The real problem is that America is in moral free fall. We are victims of spiritual warfare: We have a media masking truth. We have courts perverting justice. We have schools deliberately “dumbing down” our youth. We have replaced our traditional heritage with “multiculturalism,” revisionism, and value relativism. We deny the very existence of truth. So our traditional patriotism has now been relegated to an obsolete form of idol worship.

Our government is now the purveyor of immorality. Why are we surprised? Governments have always loved crises: they provide the rationale for increasing budgets and bureaucracies, and subjugating the population. Most new dictators create external crises to consolidate their internal powers. In our country, they long ago learned that social crises serve that function as well as military ones.

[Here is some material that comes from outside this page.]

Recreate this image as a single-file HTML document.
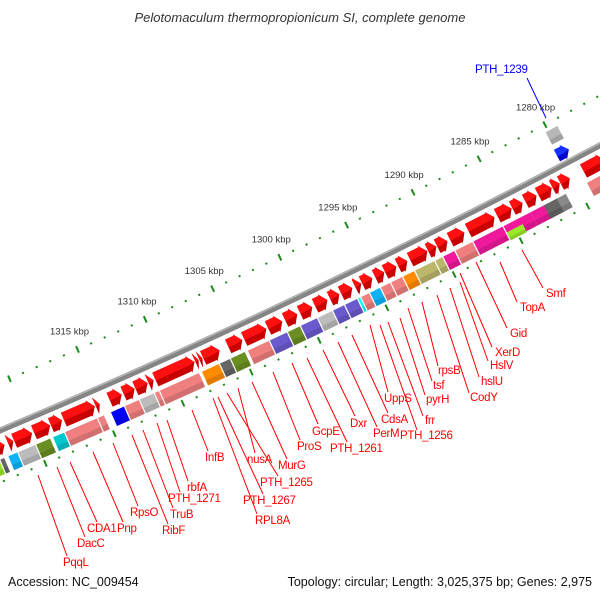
<!DOCTYPE html>
<html><head><meta charset="utf-8"><style>
html,body{margin:0;padding:0;background:#fff;}
svg{display:block;font-family:"Liberation Sans",sans-serif;}
</style></head><body>
<svg id="map" width="600" height="600" viewBox="0 0 600 600">
<text x="300" y="22" text-anchor="middle" font-size="13" font-style="italic" fill="#333">Pelotomaculum thermopropionicum SI, complete genome</text>
<text x="8" y="586" font-size="12.5" fill="#111">Accession: NC_009454</text>
<text x="592" y="586" text-anchor="end" font-size="12.5" fill="#111">Topology: circular; Length: 3,025,375 bp; Genes: 2,975</text>
<g id="rings"></g><g id="feat"></g><g id="labels"></g>
</svg>
<script>
// ---- data (kbp) ----
const tickLabelsKbp = [1280,1285,1290,1295,1300,1305,1310,1315];
const cdsStart = [1322.0,1321.36,1320.0,1318.69,1317.82,1315.43,1315.07,1313.47,1312.52,1311.57,1311.13,1308.13,1307.83,1307.55,1306.28,1304.61,1302.84,1301.66,1300.55,1299.44,1298.32,1297.43,1296.47,1295.80,1294.98,1294.09,1293.19,1292.37,1290.88,1290.20,1289.37,1288.10,1285.84,1284.56,1283.73,1282.68,1281.54,1280.93,1280.17,1277.5];
const cdsEnd   = [1322.9,1321.8,1321.36,1319.92,1318.69,1317.75,1315.43,1314.41,1313.39,1312.52,1311.57,1311.06,1308.13,1307.83,1307.55,1305.71,1304.53,1302.77,1301.51,1300.40,1299.29,1298.18,1297.36,1296.32,1295.80,1294.83,1294.09,1293.12,1292.22,1290.88,1290.20,1289.23,1287.87,1285.69,1284.56,1283.58,1282.60,1281.54,1280.93,1279.19];
const cogStart = [1322.71,1322.35,1321.41,1320.11,1319.02,1318.01,1315.62,1315.11,1313.65,1312.56,1311.47,1311.10,1308.16,1306.69,1305.89,1304.79,1303.02,1301.69,1300.73,1299.47,1298.35,1297.46,1296.50,1296.27,1295.61,1294.80,1294.04,1293.15,1292.25,1290.75,1290.15,1289.25,1287.90,1285.64,1284.36,1283.53,1282.39,1281.48,1280.88,1277.5];
const cogEnd   = [1323.5,1322.71,1322.13,1321.41,1320.11,1318.88,1318.01,1315.62,1314.67,1313.65,1312.56,1311.47,1311.10,1308.02,1306.69,1305.89,1304.64,1303.02,1301.69,1300.73,1299.47,1298.35,1297.46,1296.50,1296.27,1295.61,1294.80,1294.04,1293.15,1292.25,1290.75,1290.15,1289.25,1287.90,1285.64,1284.51,1283.61,1282.62,1281.64,1279.36];
const cogColor = ["#9be82a","#666","#0fb3f5","#bcbcbc","#6b8e23","#00c8cc","#f08080","#f08080","#0000ff","#f08080","#bcbcbc","#f08080","#f08080","#ff8c00","#666","#6b8e23","#f08080","#6a5acd","#6b8e23","#6a5acd","#bcbcbc","#6a5acd","#6a5acd","#00ffff","#f08080","#0fb3f5","#f08080","#f08080","#ff8c00","#bdb76b","#bdb76b","#f0189b","#f08080","#f0189b","#f0189b","#f0189b","#f0189b","#666","#888","#f08080"];
const limeStart = [1284.40];
const limeEnd = [1285.60];
const revCogStart=[1279.3], revCogEnd=[1280.2];
const revCdsStart=[1279.35], revCdsEnd=[1280.25];

// ---- geometry ----
const CX=-2783, CY=-6198, A0=62.24, DEG_PER_KBP=4.16/35;
const NS="http://www.w3.org/2000/svg";
function ang(k){return (A0+(k-1280)*DEG_PER_KBP)*Math.PI/180;}
function pt(k,r){const a=ang(k);return [CX+r*Math.cos(a),CY+r*Math.sin(a)];}
function mk(tag,attrs,parent){const e=document.createElementNS(NS,tag);for(const k in attrs)e.setAttribute(k,attrs[k]);parent.appendChild(e);return e;}
function poly(pts){return pts.map(p=>p[0].toFixed(2)+","+p[1].toFixed(2)).join(" ");}
const rings=document.getElementById('rings'), feat=document.getElementById('feat'), labs=document.getElementById('labels');

// backbone
const b1=pt(1275,7189), b2=pt(1326,7189);
let bb=mk('path',{d:`M${b1[0]},${b1[1]} A7189 7189 0 0 1 ${b2[0]},${b2[1]}`,stroke:'#858585','stroke-width':6,fill:'none'},rings);


let bh=mk('path',{d:`M${pt(1275,7187)} A7187 7187 0 0 1 ${pt(1326,7187)}`,stroke:'#b5b5b5','stroke-width':1.5,fill:'none'},rings);



// tick rings
for(let k=1276;k<=1323;k++){
  const major=(k%5===0);
  [7145,7237].forEach(r=>{
    const h=major?3.5:1;
    const p1=pt(k,r-h),p2=pt(k,r+h);
    const t=mk('line',{x1:p1[0],y1:p1[1],x2:p2[0],y2:p2[1],stroke:'#1a8a1a','stroke-width':2},rings);
    
    
  });
}
tickLabelsKbp.forEach(k=>{
  const p=pt(k,7125);
  const t=mk('text',{x:p[0],y:p[1]+3.5,'text-anchor':'middle','font-size':'9.5',fill:'#333'},rings);
  t.textContent=k+' kbp';
  
  
});

// CDS arrows (pointing to lower bp)
function arrow(s,e,r0,r1,fillMain,fillTop,name){
  const hl=Math.min(0.42,e-s), mid=(r0+r1)/2;
  const br0=r0+1.5, br1=r1-1.5;
  const g=mk('g',{},feat);
  
  
  const pts=[pt(e,br0),pt(s+hl,br0),pt(s+hl,r0),pt(s,mid),pt(s+hl,r1),pt(s+hl,br1),pt(e,br1)];
  mk('polygon',{points:poly(pts),fill:fillMain},g);
  const top=[pt(e,br0),pt(s+hl,br0),pt(s+hl,r0),pt(s,mid),pt(s+hl,mid+1),pt(e,mid+1)];
  mk('polygon',{points:poly(top),fill:fillTop},g);
}
for(let i=0;i<cdsStart.length;i++){
  arrow(cdsStart[i]+0.03,cdsEnd[i]-0.03,7195,7213,'#c80000','#ff1010','cds-arrow');
}
for(let i=0;i<revCdsStart.length;i++){
  arrow(revCdsStart[i],revCdsEnd[i],7170,7186,'#0000cc','#1530ff','cds-arrow-reverse');
}
// COG boxes
function box(s,e,r0,r1,color,name){
  const g=mk('g',{},feat);
  
  
  mk('polygon',{points:poly([pt(e,r0),pt(s,r0),pt(s,r1),pt(e,r1)]),fill:color},g);
  const rm=r0+(r1-r0)*0.62;
  mk('polygon',{points:poly([pt(e,rm),pt(s,rm),pt(s,r1),pt(e,r1)]),fill:'#000','fill-opacity':0.12},g);
}
for(let i=0;i<cogStart.length;i++){
  box(cogStart[i]+0.04,cogEnd[i]-0.04,7216,7231,cogColor[i],'cog-box');
}
for(let i=0;i<limeStart.length;i++){
  box(limeStart[i],limeEnd[i],7223,7232,'#9be82a','cog-box-overlap');
}
for(let i=0;i<revCogStart.length;i++){
  box(revCogStart[i],revCogEnd[i],7152,7166,'#b8b8b8','cog-box-reverse');
}

// gene labels: [text,x,y,x1,y1,x2,y2]
const geneLabels=[
["Smf",546,297,522,250,543,288],["TopA",520,311,500,262,517,302],["Gid",510,337,476,262,507,328],
["XerD",495,356,460,273,492,347],["HslV",490,369,460,282,488,361],["hslU",481,385,450,288,479,377],
["CodY",470,401,437,295,469,393],["rpsB",438,374,422,302,438,366],["tsf",433,389,408,308,432,381],
["pyrH",426,403,400,318,425,395],["frr",425,424,388,322,423,416],["PTH_1256",400,439,380,325,417,430],
["UppS",384,402,370,325,388,392],["CdsA",381,423,352,335,388,413],["PerM",373,437,338,342,377,427],
["Dxr",350,427,323,350,355,416],["PTH_1261",330,452,307,358,347,442],["GcpE",312,435,292,363,318,424],
["ProS",297,450,273,372,300,440],["MurG",278,469,252,382,287,459],["nusA",247,463,238,388,255,453],
["PTH_1265",260,486,227,393,278,476],["PTH_1267",243,504,218,397,263,494],["RPL8A",255,524,213,398,257,514],
["InfB",205,461,192,410,208,451],["rbfA",187,491,167,420,188,481],["PTH_1271",168,502,157,423,180,492],
["TruB",170,518,143,430,173,508],["RibF",162,534,132,435,168,524],["RpsO",130,516,113,443,138,506],
["Pnp",117,532,93,452,123,522],["CDA1",87,532,70,462,97,522],["DacC",77,547,57,467,85,537],
["PqqL",63,566,38,475,67,556]];
geneLabels.forEach(L=>{
  const l=mk('line',{x1:L[3],y1:L[4],x2:L[5],y2:L[6],stroke:'#ff0000','stroke-width':1},labs);
  
  
  const t=mk('text',{x:L[1],y:L[2],'font-size':'11.5','letter-spacing':'-0.3',fill:'#ff0000'},labs);
  t.textContent=L[0];
  
  
});
const bl=mk('line',{x1:527,y1:78,x2:546,y2:118,stroke:'#0000ff','stroke-width':1},labs);


const bt=mk('text',{x:475,y:73,'font-size':'11.5','letter-spacing':'-0.3',fill:'#0000ff'},labs);
bt.textContent='PTH_1239';


</script>
</body></html>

There is one insight that supplies a key missing link: immorality results in social crises. Is it any surprise to learn that governments have an enormous incentive to promote immorality? Should we be surprised by the attacks on the family, the promotion of homosexuality, abortion, and other disruptive factors to destabilize and disrupt our society?

Our Personal Action Plan

Obviously, we all need to get back to basics, and lower our cost of living and get out of debt as aggressively as possible.5 We also need to reprioritize ourselves to lead resourceful, productive lives, and extricate ourselves from our own materialism and self-indulgences. We need to refocus ourselves toward self-reliance, virtuous lives, focusing on real values, and, above all, to regain an active reverence for the Living God And, all our prayers should include the petition that the lessons not be wasted.

We can’t change the coming tide. But we can warn others. And now the good news: It is going to be the biggest opportunity of a lifetime to serve our Coming King! People who were previously apathetic or complacent will soon be desperately looking for answers! We need to be prepared to provide them! (Ah, there’s the rub: we need to be prepared! Are you? How can we help? Some relevant sources of comfort include Phil 4:19; Deut 31:6; Ps 119 (cf. v.50, 76, et al.); and, Rom 8:28-39.

For more information, see our newly recorded and updated briefing, Twilight’s Last Gleaming.  It will be released on DVD in April.


Notes:

1.     Paul Volker speaking in London 11/21/08.

2.     This confirms our view that the “taking the name of the Lord” refers to ambassadorship rather than vocabulary.  Cf. Ex. 20:7.

3.     It is interesting that “sinister,” incidentally, means “left.”  Draw your own conclusions.

4.     See Jerome Corsi’s landmark exposé, The Late Great USA, WND Books, 2007.